- Born: 16 November 1844 Ohio County, Virginia
- Died: 17 June 1875 (aged 30) West Virginia
- Burial place: West Liberty Cemetery
- Military career
- Allegiance: United States of America
- Branch: United States Army
- Rank: Second Lieutenant
- Unit: 12th Regiment West Virginia Volunteer Infantry - Company I
- Awards: Medal of Honor

= Josiah M. Curtis =

American soldier (1844–1875)

Second Lieutenant Josiah M. Curtis (16 November 1844 to 17 June 1875) was an American soldier who fought in the American Civil War.
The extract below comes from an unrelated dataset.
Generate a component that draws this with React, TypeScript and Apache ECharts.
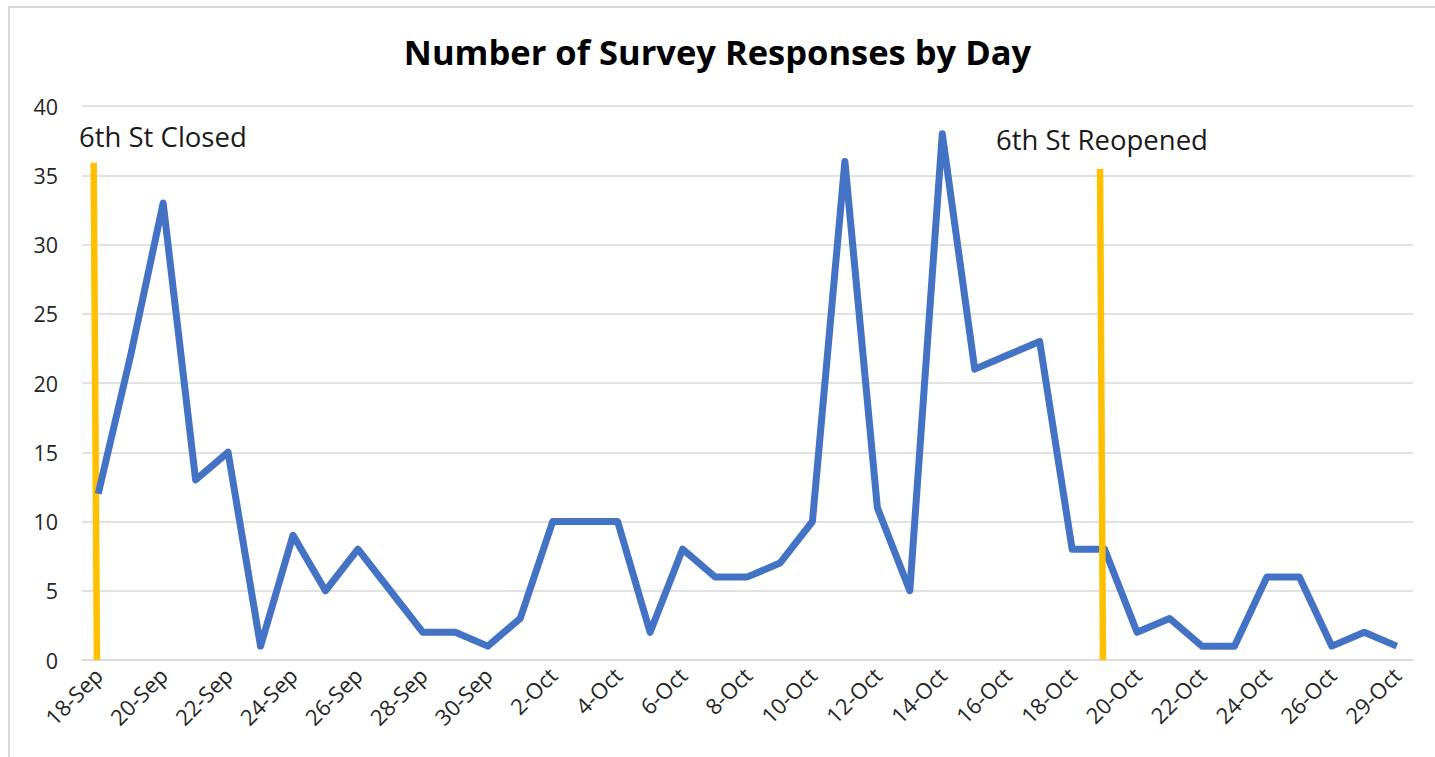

Curtis received the country's highest award for bravery during combat, the Medal of Honor, for his action during the Third Battle of Petersburg in Virginia on 2 April 1865. He was honored with the award on 12 May 1865.

==Biography==
Curtis was born in Ohio County, West Virginia, on 16 November 1844. He enlisted into the 12th West Virginia Infantry. He died on 17 June 1875 and his remains are interred at the West Liberty Cemetery.

==Medal of Honor citation==

Seized the colors of his regiment after 2 color bearers had fallen, bore them gallantly, and was among the first to gain a foothold, with his flag, inside the enemy's works.